>>>>
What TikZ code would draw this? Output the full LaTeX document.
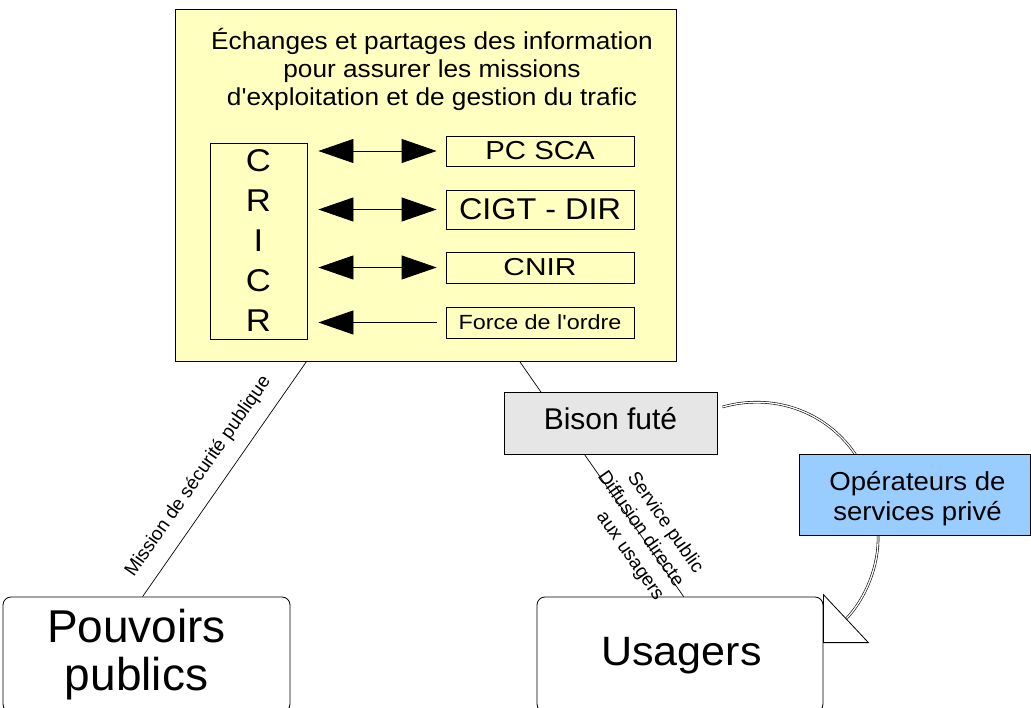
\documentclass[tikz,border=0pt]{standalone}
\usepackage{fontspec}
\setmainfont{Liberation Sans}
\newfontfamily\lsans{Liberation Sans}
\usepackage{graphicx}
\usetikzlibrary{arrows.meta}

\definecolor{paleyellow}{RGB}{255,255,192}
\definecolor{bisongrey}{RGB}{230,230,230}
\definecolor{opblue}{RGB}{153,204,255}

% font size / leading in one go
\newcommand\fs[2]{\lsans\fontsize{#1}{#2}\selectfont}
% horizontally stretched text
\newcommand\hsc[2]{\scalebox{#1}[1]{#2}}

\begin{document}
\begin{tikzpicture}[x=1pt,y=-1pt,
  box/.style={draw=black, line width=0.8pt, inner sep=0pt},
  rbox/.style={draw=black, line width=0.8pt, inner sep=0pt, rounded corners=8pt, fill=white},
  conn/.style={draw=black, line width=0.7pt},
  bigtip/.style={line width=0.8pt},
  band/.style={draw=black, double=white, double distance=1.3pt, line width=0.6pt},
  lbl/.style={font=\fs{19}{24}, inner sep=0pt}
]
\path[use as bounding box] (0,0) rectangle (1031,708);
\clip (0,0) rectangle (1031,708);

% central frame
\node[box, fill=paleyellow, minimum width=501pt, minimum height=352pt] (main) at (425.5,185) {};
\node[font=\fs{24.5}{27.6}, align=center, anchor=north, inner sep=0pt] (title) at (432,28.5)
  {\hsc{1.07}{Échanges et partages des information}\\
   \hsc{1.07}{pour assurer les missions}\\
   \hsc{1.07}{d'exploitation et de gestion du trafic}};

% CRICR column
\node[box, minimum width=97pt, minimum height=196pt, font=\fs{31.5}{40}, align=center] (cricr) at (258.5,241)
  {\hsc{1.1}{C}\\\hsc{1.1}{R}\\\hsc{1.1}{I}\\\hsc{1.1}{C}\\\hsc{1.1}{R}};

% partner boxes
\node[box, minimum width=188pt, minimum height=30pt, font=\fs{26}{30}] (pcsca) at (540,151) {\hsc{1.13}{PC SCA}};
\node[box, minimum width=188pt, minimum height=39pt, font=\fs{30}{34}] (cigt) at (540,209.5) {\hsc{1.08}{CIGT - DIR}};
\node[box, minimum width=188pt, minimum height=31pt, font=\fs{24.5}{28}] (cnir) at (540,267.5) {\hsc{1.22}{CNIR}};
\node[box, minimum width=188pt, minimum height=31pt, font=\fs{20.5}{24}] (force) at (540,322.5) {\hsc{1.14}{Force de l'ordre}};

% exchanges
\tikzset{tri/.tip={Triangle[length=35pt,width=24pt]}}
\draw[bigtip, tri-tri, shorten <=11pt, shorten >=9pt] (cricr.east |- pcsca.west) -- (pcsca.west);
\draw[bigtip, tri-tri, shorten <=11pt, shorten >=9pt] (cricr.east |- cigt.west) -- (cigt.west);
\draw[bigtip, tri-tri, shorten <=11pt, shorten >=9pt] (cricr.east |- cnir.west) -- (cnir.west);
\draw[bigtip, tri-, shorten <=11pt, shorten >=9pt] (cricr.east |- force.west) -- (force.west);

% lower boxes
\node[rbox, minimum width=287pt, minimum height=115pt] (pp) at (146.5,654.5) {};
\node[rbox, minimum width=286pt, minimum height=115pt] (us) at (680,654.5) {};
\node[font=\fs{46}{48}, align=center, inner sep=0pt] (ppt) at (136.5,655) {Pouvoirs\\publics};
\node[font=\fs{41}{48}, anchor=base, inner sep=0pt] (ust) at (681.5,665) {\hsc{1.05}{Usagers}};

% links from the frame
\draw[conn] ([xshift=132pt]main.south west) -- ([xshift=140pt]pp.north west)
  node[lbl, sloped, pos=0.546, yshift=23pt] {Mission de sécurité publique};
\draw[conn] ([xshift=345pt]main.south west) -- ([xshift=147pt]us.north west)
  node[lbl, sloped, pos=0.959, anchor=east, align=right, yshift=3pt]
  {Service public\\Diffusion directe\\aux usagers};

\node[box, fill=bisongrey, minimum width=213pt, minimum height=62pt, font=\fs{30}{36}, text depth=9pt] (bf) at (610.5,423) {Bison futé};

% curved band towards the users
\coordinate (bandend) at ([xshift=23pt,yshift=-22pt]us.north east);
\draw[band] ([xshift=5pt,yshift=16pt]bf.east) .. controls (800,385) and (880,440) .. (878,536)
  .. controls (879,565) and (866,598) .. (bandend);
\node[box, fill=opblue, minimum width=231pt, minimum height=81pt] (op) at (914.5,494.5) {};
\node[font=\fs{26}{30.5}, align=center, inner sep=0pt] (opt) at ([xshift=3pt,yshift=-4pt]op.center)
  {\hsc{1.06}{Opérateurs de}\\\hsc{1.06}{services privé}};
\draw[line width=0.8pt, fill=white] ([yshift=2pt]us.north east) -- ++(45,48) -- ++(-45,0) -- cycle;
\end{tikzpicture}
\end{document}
<<<<
Aim of the task ->
Strip out the pictures and quote the remaining data word for word.

Final answer ->
What TikZ code would draw this? Output the full LaTeX document.
\documentclass[tikz,border=0pt]{standalone}
\usepackage{fontspec}
\setmainfont{Liberation Sans}
\newfontfamily\lsans{Liberation Sans}
\usepackage{graphicx}
\usetikzlibrary{arrows.meta}

\definecolor{paleyellow}{RGB}{255,255,192}
\definecolor{bisongrey}{RGB}{230,230,230}
\definecolor{opblue}{RGB}{153,204,255}

% font size / leading in one go
\newcommand\fs[2]{\lsans\fontsize{#1}{#2}\selectfont}
% horizontally stretched text
\newcommand\hsc[2]{\scalebox{#1}[1]{#2}}

\begin{document}
\begin{tikzpicture}[x=1pt,y=-1pt,
  box/.style={draw=black, line width=0.8pt, inner sep=0pt},
  rbox/.style={draw=black, line width=0.8pt, inner sep=0pt, rounded corners=8pt, fill=white},
  conn/.style={draw=black, line width=0.7pt},
  bigtip/.style={line width=0.8pt},
  band/.style={draw=black, double=white, double distance=1.3pt, line width=0.6pt},
  lbl/.style={font=\fs{19}{24}, inner sep=0pt}
]
\path[use as bounding box] (0,0) rectangle (1031,708);
\clip (0,0) rectangle (1031,708);

% central frame
\node[box, fill=paleyellow, minimum width=501pt, minimum height=352pt] (main) at (425.5,185) {};
\node[font=\fs{24.5}{27.6}, align=center, anchor=north, inner sep=0pt] (title) at (432,28.5)
  {\hsc{1.07}{Échanges et partages des information}\\
   \hsc{1.07}{pour assurer les missions}\\
   \hsc{1.07}{d'exploitation et de gestion du trafic}};

% CRICR column
\node[box, minimum width=97pt, minimum height=196pt, font=\fs{31.5}{40}, align=center] (cricr) at (258.5,241)
  {\hsc{1.1}{C}\\\hsc{1.1}{R}\\\hsc{1.1}{I}\\\hsc{1.1}{C}\\\hsc{1.1}{R}};

% partner boxes
\node[box, minimum width=188pt, minimum height=30pt, font=\fs{26}{30}] (pcsca) at (540,151) {\hsc{1.13}{PC SCA}};
\node[box, minimum width=188pt, minimum height=39pt, font=\fs{30}{34}] (cigt) at (540,209.5) {\hsc{1.08}{CIGT - DIR}};
\node[box, minimum width=188pt, minimum height=31pt, font=\fs{24.5}{28}] (cnir) at (540,267.5) {\hsc{1.22}{CNIR}};
\node[box, minimum width=188pt, minimum height=31pt, font=\fs{20.5}{24}] (force) at (540,322.5) {\hsc{1.14}{Force de l'ordre}};

% exchanges
\tikzset{tri/.tip={Triangle[length=35pt,width=24pt]}}
\draw[bigtip, tri-tri, shorten <=11pt, shorten >=9pt] (cricr.east |- pcsca.west) -- (pcsca.west);
\draw[bigtip, tri-tri, shorten <=11pt, shorten >=9pt] (cricr.east |- cigt.west) -- (cigt.west);
\draw[bigtip, tri-tri, shorten <=11pt, shorten >=9pt] (cricr.east |- cnir.west) -- (cnir.west);
\draw[bigtip, tri-, shorten <=11pt, shorten >=9pt] (cricr.east |- force.west) -- (force.west);

% lower boxes
\node[rbox, minimum width=287pt, minimum height=115pt] (pp) at (146.5,654.5) {};
\node[rbox, minimum width=286pt, minimum height=115pt] (us) at (680,654.5) {};
\node[font=\fs{46}{48}, align=center, inner sep=0pt] (ppt) at (136.5,655) {Pouvoirs\\publics};
\node[font=\fs{41}{48}, anchor=base, inner sep=0pt] (ust) at (681.5,665) {\hsc{1.05}{Usagers}};

% links from the frame
\draw[conn] ([xshift=132pt]main.south west) -- ([xshift=140pt]pp.north west)
  node[lbl, sloped, pos=0.546, yshift=23pt] {Mission de sécurité publique};
\draw[conn] ([xshift=345pt]main.south west) -- ([xshift=147pt]us.north west)
  node[lbl, sloped, pos=0.959, anchor=east, align=right, yshift=3pt]
  {Service public\\Diffusion directe\\aux usagers};

\node[box, fill=bisongrey, minimum width=213pt, minimum height=62pt, font=\fs{30}{36}, text depth=9pt] (bf) at (610.5,423) {Bison futé};

% curved band towards the users
\coordinate (bandend) at ([xshift=23pt,yshift=-22pt]us.north east);
\draw[band] ([xshift=5pt,yshift=16pt]bf.east) .. controls (800,385) and (880,440) .. (878,536)
  .. controls (879,565) and (866,598) .. (bandend);
\node[box, fill=opblue, minimum width=231pt, minimum height=81pt] (op) at (914.5,494.5) {};
\node[font=\fs{26}{30.5}, align=center, inner sep=0pt] (opt) at ([xshift=3pt,yshift=-4pt]op.center)
  {\hsc{1.06}{Opérateurs de}\\\hsc{1.06}{services privé}};
\draw[line width=0.8pt, fill=white] ([yshift=2pt]us.north east) -- ++(45,48) -- ++(-45,0) -- cycle;
\end{tikzpicture}
\end{document}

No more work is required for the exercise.